YOUR TASK
Exclude images, then output the remaining data verbatim.

··· DATA ···

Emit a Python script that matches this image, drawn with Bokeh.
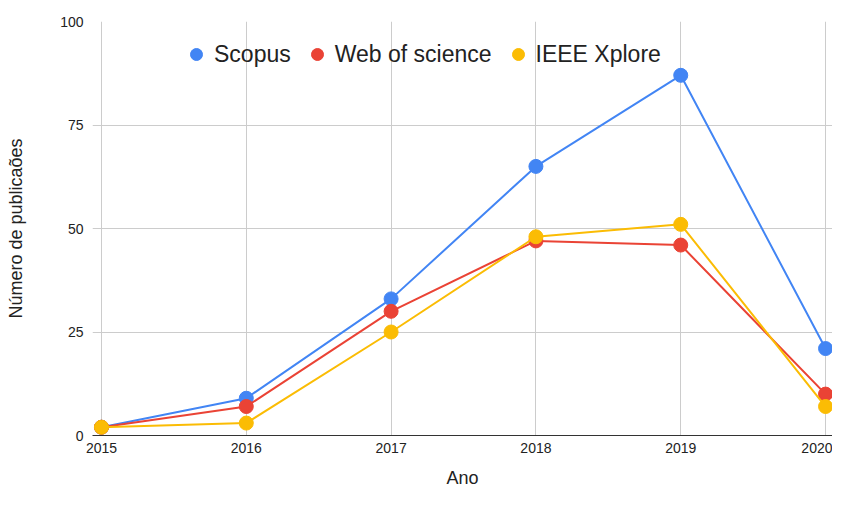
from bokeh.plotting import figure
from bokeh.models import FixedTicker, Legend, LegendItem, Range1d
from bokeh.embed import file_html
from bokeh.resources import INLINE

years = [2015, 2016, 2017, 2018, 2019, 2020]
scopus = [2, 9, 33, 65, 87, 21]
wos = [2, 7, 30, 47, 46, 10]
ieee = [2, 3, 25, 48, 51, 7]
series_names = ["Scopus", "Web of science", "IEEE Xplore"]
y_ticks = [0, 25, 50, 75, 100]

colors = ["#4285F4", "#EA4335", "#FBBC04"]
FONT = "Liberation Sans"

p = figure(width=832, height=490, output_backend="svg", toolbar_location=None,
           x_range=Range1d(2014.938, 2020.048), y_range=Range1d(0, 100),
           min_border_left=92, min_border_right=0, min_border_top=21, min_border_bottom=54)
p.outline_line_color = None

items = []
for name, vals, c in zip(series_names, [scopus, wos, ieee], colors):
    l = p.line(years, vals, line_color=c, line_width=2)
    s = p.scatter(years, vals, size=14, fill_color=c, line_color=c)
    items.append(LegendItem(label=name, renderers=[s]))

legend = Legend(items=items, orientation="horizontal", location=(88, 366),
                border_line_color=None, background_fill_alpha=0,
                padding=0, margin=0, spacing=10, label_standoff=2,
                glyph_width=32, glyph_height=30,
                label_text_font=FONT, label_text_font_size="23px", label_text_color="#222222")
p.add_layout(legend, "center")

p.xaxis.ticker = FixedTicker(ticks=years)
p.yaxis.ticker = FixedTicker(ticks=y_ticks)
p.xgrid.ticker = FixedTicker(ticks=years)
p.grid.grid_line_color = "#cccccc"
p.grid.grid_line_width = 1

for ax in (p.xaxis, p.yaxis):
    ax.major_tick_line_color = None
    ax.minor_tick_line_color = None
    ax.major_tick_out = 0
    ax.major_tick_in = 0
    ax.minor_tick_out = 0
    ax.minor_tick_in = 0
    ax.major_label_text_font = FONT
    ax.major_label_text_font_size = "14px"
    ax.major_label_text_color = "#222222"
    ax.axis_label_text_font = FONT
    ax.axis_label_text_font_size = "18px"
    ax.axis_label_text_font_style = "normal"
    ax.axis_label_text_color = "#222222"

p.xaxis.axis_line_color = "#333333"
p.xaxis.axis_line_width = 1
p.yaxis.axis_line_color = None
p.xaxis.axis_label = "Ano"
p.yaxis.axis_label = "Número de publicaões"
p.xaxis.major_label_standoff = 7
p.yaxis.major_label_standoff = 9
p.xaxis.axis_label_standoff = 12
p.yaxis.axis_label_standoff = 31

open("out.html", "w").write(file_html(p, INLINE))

···

EXPECTED ANSWER
Emit a Python script that matches this image, drawn with Bokeh.
from bokeh.plotting import figure
from bokeh.models import FixedTicker, Legend, LegendItem, Range1d
from bokeh.embed import file_html
from bokeh.resources import INLINE

years = [2015, 2016, 2017, 2018, 2019, 2020]
scopus = [2, 9, 33, 65, 87, 21]
wos = [2, 7, 30, 47, 46, 10]
ieee = [2, 3, 25, 48, 51, 7]
series_names = ["Scopus", "Web of science", "IEEE Xplore"]
y_ticks = [0, 25, 50, 75, 100]

colors = ["#4285F4", "#EA4335", "#FBBC04"]
FONT = "Liberation Sans"

p = figure(width=832, height=490, output_backend="svg", toolbar_location=None,
           x_range=Range1d(2014.938, 2020.048), y_range=Range1d(0, 100),
           min_border_left=92, min_border_right=0, min_border_top=21, min_border_bottom=54)
p.outline_line_color = None

items = []
for name, vals, c in zip(series_names, [scopus, wos, ieee], colors):
    l = p.line(years, vals, line_color=c, line_width=2)
    s = p.scatter(years, vals, size=14, fill_color=c, line_color=c)
    items.append(LegendItem(label=name, renderers=[s]))

legend = Legend(items=items, orientation="horizontal", location=(88, 366),
                border_line_color=None, background_fill_alpha=0,
                padding=0, margin=0, spacing=10, label_standoff=2,
                glyph_width=32, glyph_height=30,
                label_text_font=FONT, label_text_font_size="23px", label_text_color="#222222")
p.add_layout(legend, "center")

p.xaxis.ticker = FixedTicker(ticks=years)
p.yaxis.ticker = FixedTicker(ticks=y_ticks)
p.xgrid.ticker = FixedTicker(ticks=years)
p.grid.grid_line_color = "#cccccc"
p.grid.grid_line_width = 1

for ax in (p.xaxis, p.yaxis):
    ax.major_tick_line_color = None
    ax.minor_tick_line_color = None
    ax.major_tick_out = 0
    ax.major_tick_in = 0
    ax.minor_tick_out = 0
    ax.minor_tick_in = 0
    ax.major_label_text_font = FONT
    ax.major_label_text_font_size = "14px"
    ax.major_label_text_color = "#222222"
    ax.axis_label_text_font = FONT
    ax.axis_label_text_font_size = "18px"
    ax.axis_label_text_font_style = "normal"
    ax.axis_label_text_color = "#222222"

p.xaxis.axis_line_color = "#333333"
p.xaxis.axis_line_width = 1
p.yaxis.axis_line_color = None
p.xaxis.axis_label = "Ano"
p.yaxis.axis_label = "Número de publicaões"
p.xaxis.major_label_standoff = 7
p.yaxis.major_label_standoff = 9
p.xaxis.axis_label_standoff = 12
p.yaxis.axis_label_standoff = 31

open("out.html", "w").write(file_html(p, INLINE))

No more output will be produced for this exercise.